CBRE’s Jeff Fischer and JLL’s Steven Rotter are representing Vox, while a JLL team led by Frank Doyle and Jonathan Schifrin are representing the building, which is owned by MetLife and Beacon Capital Partners. The brokers either declined to comment or could not be reached.
The lease would bring the building closer to full occupancy. Asking rents in the building are in the $50s and $60s per square foot.
The floors the tenants would occupy are unknown. According to CoStar data, floors seven, eight, 14, 15 and 27 are fully available. Goldman decamped in 2009, leaving the building with more than 605,000 vacant square feet as recently as a year ago.

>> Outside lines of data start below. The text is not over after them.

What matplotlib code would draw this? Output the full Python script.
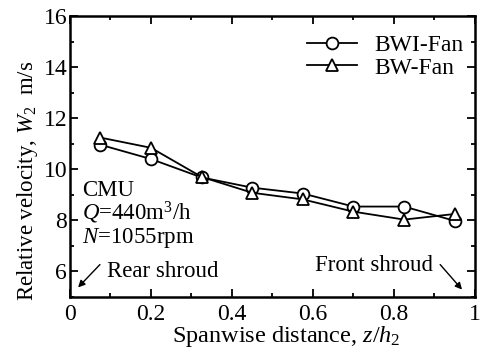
import numpy as np
import matplotlib
matplotlib.use("Agg")
import matplotlib.pyplot as plt
from matplotlib.ticker import MultipleLocator

plt.rcParams['font.family'] = 'Liberation Serif'
plt.rcParams['mathtext.fontset'] = 'custom'
plt.rcParams['mathtext.rm'] = 'Liberation Serif'
plt.rcParams['mathtext.it'] = 'Liberation Serif:italic'

# spanwise positions and relative velocity
span = [0.075, 0.2, 0.325, 0.45, 0.575, 0.7, 0.825, 0.95]
bwi_fan = [10.96, 10.4, 9.68, 9.28, 9.05, 8.54, 8.54, 7.98]
bw_fan = [11.24, 10.84, 9.7, 9.08, 8.82, 8.34, 8.03, 8.25]

fig = plt.figure(figsize=(4.81, 3.61), dpi=100)
ax = fig.add_axes([0.1455, 0.1773, 0.842, 0.7784])

ax.plot(span, bwi_fan, color='black', lw=1.3, marker='o', ms=8.5,
        mfc='white', mec='black', mew=1.3, label='BWI-Fan')
ax.plot(span, bw_fan, color='black', lw=1.3, marker='^', ms=8.5,
        mfc='white', mec='black', mew=1.3, label='BW-Fan')

ax.set_xlim(0, 1)
ax.set_ylim(5, 16)
ax.set_xticks([0, 0.2, 0.4, 0.6, 0.8, 1])
ax.set_xticklabels(['0', '0.2', '0.4', '0.6', '0.8', '1'])
ax.set_yticks([6, 8, 10, 12, 14, 16])
ax.xaxis.set_minor_locator(MultipleLocator(0.1))
ax.yaxis.set_minor_locator(MultipleLocator(1))
ax.tick_params(which='both', direction='in', top=True, right=True,
               labelsize=17, width=1.3)
ax.tick_params(which='major', length=6)
ax.tick_params(which='minor', length=3)
ax.tick_params(axis='x', pad=5)
ax.tick_params(axis='y', pad=2)
for s in ax.spines.values():
    s.set_linewidth(1.8)

ax.set_xlabel('Spanwise distance, $z/h_2$', fontsize=17.5)
ax.set_ylabel('Relative velocity, $W_2$  m/s', fontsize=16.5)
ax.xaxis.set_label_coords(0.533, -0.095)
ax.yaxis.set_label_coords(-0.075, 0.415)

fs = 16.5
ax.text(0.03, 8.95, 'CMU', fontsize=fs)
ax.text(0.03, 8.03, '$Q$=440m$^3$/h', fontsize=fs)
ax.text(0.03, 7.13, '$N$=1055rpm', fontsize=fs)
ax.text(0.091, 5.8, 'Rear shroud', fontsize=fs)
ax.annotate('', xy=(0.02, 5.375), xytext=(0.074, 6.27),
            arrowprops=dict(arrowstyle='-|>', color='black', lw=1,
                            mutation_scale=10, shrinkA=0, shrinkB=0))
ax.text(0.605, 6.0, 'Front shroud', fontsize=fs)
ax.annotate('', xy=(0.968, 5.29), xytext=(0.914, 6.27),
            arrowprops=dict(arrowstyle='-|>', color='black', lw=1,
                            mutation_scale=10, shrinkA=0, shrinkB=0))

ax.legend(loc='upper right', bbox_to_anchor=(1.01, 0.989), frameon=False,
          fontsize=17, handlelength=2.1, handletextpad=0.75,
          borderaxespad=0.25, labelspacing=0.05)

fig.savefig('out.png', dpi=100)
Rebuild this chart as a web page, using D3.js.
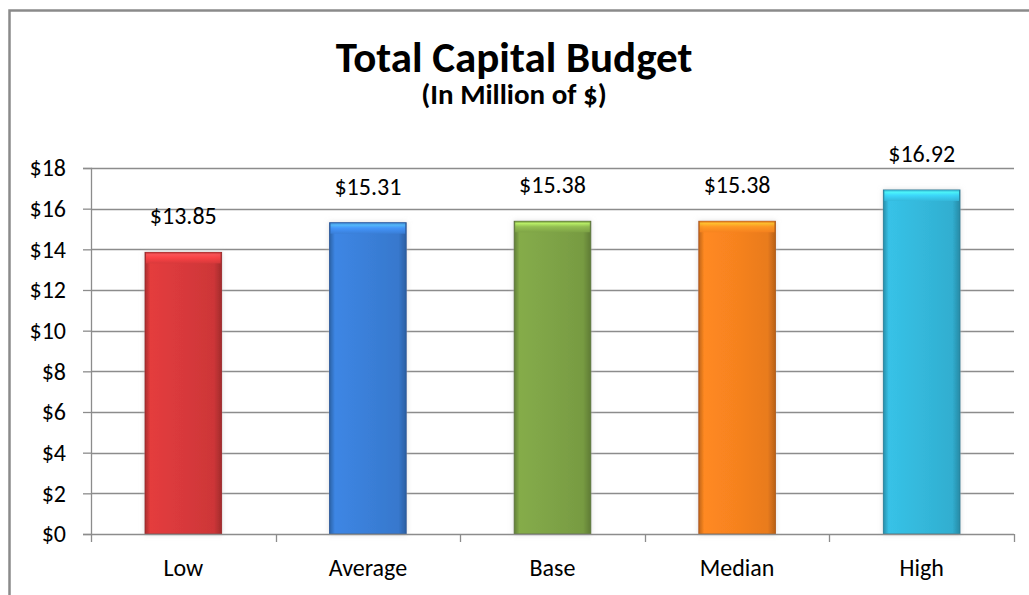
<!DOCTYPE html>
<html>
<head>
<meta charset="utf-8">
<script src="https://cdn.jsdelivr.net/npm/d3@7"></script>
<style>
  html, body { margin: 0; padding: 0; background: #ffffff; }
  svg { display: block; }
  text { font-family: Carlito, Lato, "Open Sans", sans-serif; fill: #000; }
</style>
</head>
<body>
<svg id="chart" width="1029" height="595"></svg>
<script>
// Budget scenarios (millions of dollars)
const categories = ["Low", "Average", "Base", "Median", "High"];
const values = [13.85, 15.31, 15.38, 15.38, 16.92];
const barColors = ["#d8393b", "#3a7fd8", "#7ea346", "#f6821f", "#34b8db"];
const yTicks = [0, 2, 4, 6, 8, 10, 12, 14, 16, 18];
const titleText = "Total Capital Budget";
const subtitleText = "(In Million of $)";

const svg = d3.select("#chart");
const W = 1029, H = 595;
const FONT = "Carlito, Lato, 'Open Sans', sans-serif";

// chart frame (continues past the right and bottom edge)
svg.append("rect")
  .attr("x", 9.5).attr("y", 10.5)
  .attr("width", W + 20).attr("height", H + 20)
  .attr("fill", "#fff")
  .attr("stroke", "#8a8a8a").attr("stroke-width", 2.5);

const plot = { left: 91, right: 1014, top: 168, bottom: 534 };

const x = d3.scaleBand()
  .domain(categories)
  .range([plot.left, plot.right])
  .paddingInner(0.585)
  .paddingOuter(0.2925);

const y = d3.scaleLinear()
  .domain([0, 18])
  .range([plot.bottom, plot.top]);

const fmt = v => "$" + d3.format(".2f")(v);

// title
svg.append("text")
  .attr("x", 514).attr("y", 72)
  .attr("text-anchor", "middle")
  .attr("font-size", 43).attr("font-weight", "bold")
  .text(titleText);
svg.append("text")
  .attr("x", 514).attr("y", 104)
  .attr("text-anchor", "middle")
  .attr("font-size", 29).attr("font-weight", "bold")
  .text(subtitleText);

// gridlines
svg.append("g")
  .selectAll("line")
  .data(yTicks.filter(t => t > 0))
  .join("line")
  .attr("x1", plot.left).attr("x2", plot.right)
  .attr("y1", d => Math.round(y(d)) + 0.5).attr("y2", d => Math.round(y(d)) + 0.5)
  .attr("stroke", "#8c8c8c").attr("stroke-width", 1.3);

// y axis
const yAxis = svg.append("g")
  .attr("transform", `translate(${plot.left},0)`)
  .call(d3.axisLeft(y).tickValues(yTicks).tickFormat(d => "$" + d).tickSize(8).tickPadding(17));
yAxis.attr("font-family", FONT).attr("font-size", 24);
yAxis.select(".domain").attr("stroke", "#8c8c8c").attr("stroke-width", 1.3);
yAxis.selectAll(".tick line").attr("stroke", "#8c8c8c").attr("stroke-width", 1.3);
yAxis.selectAll(".tick text").attr("fill", "#000");

// gradients for the bevelled bar look
const defs = svg.append("defs");
barColors.forEach((c, i) => {
  const base = d3.color(c);
  const g = defs.append("linearGradient")
    .attr("id", "side" + i)
    .attr("x1", 0).attr("x2", 1).attr("y1", 0).attr("y2", 0);
  g.append("stop").attr("offset", 0).attr("stop-color", base.darker(0.7));
  g.append("stop").attr("offset", 0.07).attr("stop-color", base.brighter(0.15));
  g.append("stop").attr("offset", 0.5).attr("stop-color", base);
  g.append("stop").attr("offset", 0.9).attr("stop-color", base.darker(0.15));
  g.append("stop").attr("offset", 1).attr("stop-color", base.darker(0.8));

  const t = defs.append("linearGradient")
    .attr("id", "top" + i)
    .attr("x1", 0).attr("x2", 0).attr("y1", 0).attr("y2", 1);
  t.append("stop").attr("offset", 0).attr("stop-color", base.darker(0.3));
  t.append("stop").attr("offset", 0.2).attr("stop-color", base.brighter(1.2));
  t.append("stop").attr("offset", 0.5).attr("stop-color", base.brighter(0.5));
  t.append("stop").attr("offset", 1).attr("stop-color", base);
});

const shadow = defs.append("filter").attr("id", "halo")
  .attr("x", "-20%").attr("y", "-10%").attr("width", "140%").attr("height", "120%");
shadow.append("feGaussianBlur").attr("in", "SourceAlpha").attr("stdDeviation", 2.5).attr("result", "b");
shadow.append("feFlood").attr("flood-color", "#c8c8c8").attr("flood-opacity", 0.6);
shadow.append("feComposite").attr("in2", "b").attr("operator", "in").attr("result", "s");
const merge = shadow.append("feMerge");
merge.append("feMergeNode").attr("in", "s");
merge.append("feMergeNode").attr("in", "SourceGraphic");

const bars = svg.append("g")
  .selectAll("g")
  .data(categories.map((c, i) => ({ c, v: values[i], i })))
  .join("g");

bars.append("rect")
  .attr("x", d => x(d.c))
  .attr("y", d => y(d.v))
  .attr("width", x.bandwidth())
  .attr("height", d => y(0) - y(d.v))
  .attr("fill", d => `url(#side${d.i})`)
  .attr("stroke", d => d3.color(barColors[d.i]).darker(0.9))
  .attr("stroke-width", 1)
  .attr("filter", "url(#halo)");

// top bevel
bars.append("rect")
  .attr("x", d => x(d.c) + 1)
  .attr("y", d => y(d.v))
  .attr("width", x.bandwidth() - 2)
  .attr("height", 11)
  .attr("fill", d => `url(#top${d.i})`)
  .attr("opacity", 0.85);

// x axis
const xAxis = svg.append("g")
  .attr("transform", `translate(0,${plot.bottom})`);
xAxis.append("line")
  .attr("x1", plot.left).attr("x2", plot.right)
  .attr("y1", 0.5).attr("y2", 0.5)
  .attr("stroke", "#8c8c8c").attr("stroke-width", 1.5);
const step = x.step();
const boundaries = categories.map(c => x(c) - x.paddingOuter() * step).concat([plot.right]);
xAxis.selectAll(".xt")
  .data(boundaries)
  .join("line")
  .attr("class", "xt")
  .attr("x1", d => Math.round(d) + 0.5).attr("x2", d => Math.round(d) + 0.5)
  .attr("y1", 0).attr("y2", 8)
  .attr("stroke", "#8c8c8c").attr("stroke-width", 1.3);
xAxis.selectAll(".xl")
  .data(categories)
  .join("text")
  .attr("class", "xl")
  .attr("x", d => x(d) + x.bandwidth() / 2)
  .attr("y", 42)
  .attr("text-anchor", "middle")
  .attr("font-size", 24)
  .text(d => d);

// value labels
svg.append("g")
  .selectAll("text")
  .data(categories.map((c, i) => ({ c, v: values[i] })))
  .join("text")
  .attr("x", d => x(d.c) + x.bandwidth() / 2)
  .attr("y", d => y(d.v) - 28)
  .attr("text-anchor", "middle")
  .attr("font-size", 24)
  .text(d => fmt(d.v));
</script>
</body>
</html>
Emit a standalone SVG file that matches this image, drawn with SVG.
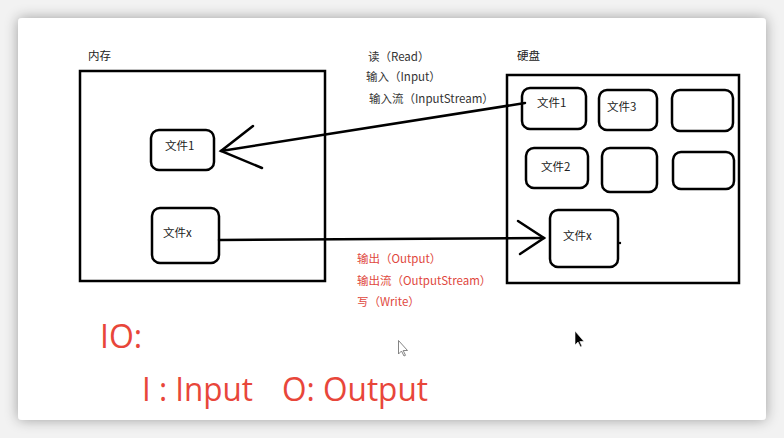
<svg xmlns="http://www.w3.org/2000/svg" width="784" height="438" viewBox="0 0 784 438">
<defs>
<filter id="sh" x="-10%" y="-10%" width="120%" height="120%">
<feGaussianBlur in="SourceAlpha" stdDeviation="7"/>
<feComponentTransfer><feFuncA type="linear" slope="0.35"/></feComponentTransfer>
<feMerge><feMergeNode/><feMergeNode in="SourceGraphic"/></feMerge>
</filter>
</defs>
<style>
.box{fill:none;stroke:#000;stroke-width:2.5}
.f{fill:none;stroke:#000;stroke-width:2.5}
.t{font-family:"Noto Sans CJK SC","Noto Sans",sans-serif;font-size:11.5px;fill:#222}
.g{font-family:"Noto Sans CJK SC","Noto Sans",sans-serif;font-size:11.5px;fill:#333}
.r{font-family:"Noto Sans CJK SC","Noto Sans",sans-serif;font-size:11.5px;fill:#e0473d}
.big{font-family:"Open Sans","Noto Sans",sans-serif;font-size:32px;fill:#e8463a}
.ln{fill:none;stroke:#000;stroke-width:2.5;stroke-linecap:round}
</style>
<rect width="784" height="438" fill="#f2f2f2"/>
<rect x="18" y="18" width="748" height="402" rx="4" fill="#fff" filter="url(#sh)"/>

<g id="memory">
<rect class="box" x="80" y="71" width="245" height="210"/>
<text class="t" x="88" y="60">内存</text>
</g>
<g id="mem-file1">
<rect class="f" x="151" y="130" width="63" height="40" rx="8"/>
<text class="t" x="165" y="150">文件1</text>
</g>
<g id="mem-filex">
<rect class="f" x="152" y="208" width="67" height="55" rx="8"/>
<text class="t" x="163" y="237">文件x</text>
</g>

<g id="disk">
<rect class="box" x="507" y="75" width="232" height="208"/>
<text class="t" x="517" y="60">硬盘</text>
</g>
<g id="disk-file1">
<rect class="f" x="522" y="88" width="64" height="41" rx="8"/>
<text class="t" x="537" y="107">文件1</text>
</g>
<g id="disk-file3">
<rect class="f" x="599" y="90" width="58" height="40" rx="8"/>
<text class="t" x="607" y="111">文件3</text>
</g>
<g id="disk-empty1">
<rect class="f" x="672" y="90" width="61" height="41" rx="8"/>
</g>
<g id="disk-file2">
<rect class="f" x="526" y="148" width="62" height="40" rx="8"/>
<text class="t" x="541" y="171">文件2</text>
</g>
<g id="disk-empty2">
<rect class="f" x="602" y="148" width="55" height="44" rx="8"/>
</g>
<g id="disk-empty3">
<rect class="f" x="673" y="152" width="61" height="37" rx="8"/>
</g>
<g id="disk-filex">
<rect class="f" x="550" y="210" width="68" height="57" rx="8"/>
<text class="t" x="563" y="240">文件x</text>
<circle cx="620" cy="243" r="1.2" fill="#000"/>
</g>

<g id="connectors">
<path class="ln" d="M525 103 L221 151"/>
<path class="ln" d="M253 126 L221 151 L262 168"/>
<path class="ln" d="M219 240 L544 238"/>
<path class="ln" d="M518 221 L544 238 L520 254"/>
</g>

<g id="labels">
<text class="g" x="368" y="61">读（Read）</text>
<text class="g" x="366" y="81">输入（Input）</text>
<text class="g" x="369" y="103">输入流（InputStream）</text>
<text class="r" x="357" y="263">输出（Output）</text>
<text class="r" x="357" y="285">输出流（OutputStream）</text>
<text class="r" x="357" y="306">写（Write）</text>
<text class="big" x="100" y="348">IO:</text>
<text class="big" x="142" y="401" textLength="111" lengthAdjust="spacingAndGlyphs">I : Input</text>
<text class="big" x="282" y="401" textLength="146" lengthAdjust="spacingAndGlyphs">O: Output</text>
</g>

<g id="cursors">
<path d="M398.5 340.5 L398.5 354 L401.5 351 L404 356 L405.5 355.3 L403.2 350.5 L407.5 350.5 Z" fill="#fff" stroke="#777" stroke-width="0.9"/>
<path d="M575 331 L575 345 L578 342 L580.5 347 L582 346.3 L579.8 341.5 L584 341.5 Z" fill="#000" stroke="#fff" stroke-width="0.6"/>
</g>
</svg>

Last year, Beacon bought a 50 percent interest from majority owner MetLife in a deal that valued the property at $350 million, according to Real Capital Analytics.
Vox would join other large tenants such as investment bank Oppenheimer Holdings, media company Nielsen and shared-office space giant WeWork, which signed a lease earlier this year for 240,000 square feet. The property, brokers said, is in direct competition with 180 Maiden Lane, which Murray Hill Properties and Clarion Partners bought from SL Green Realty and the Moinian Group in January for $470 million.
Correction: A previous version of this story incorrectly identified a second prospective tenant in talks at the building.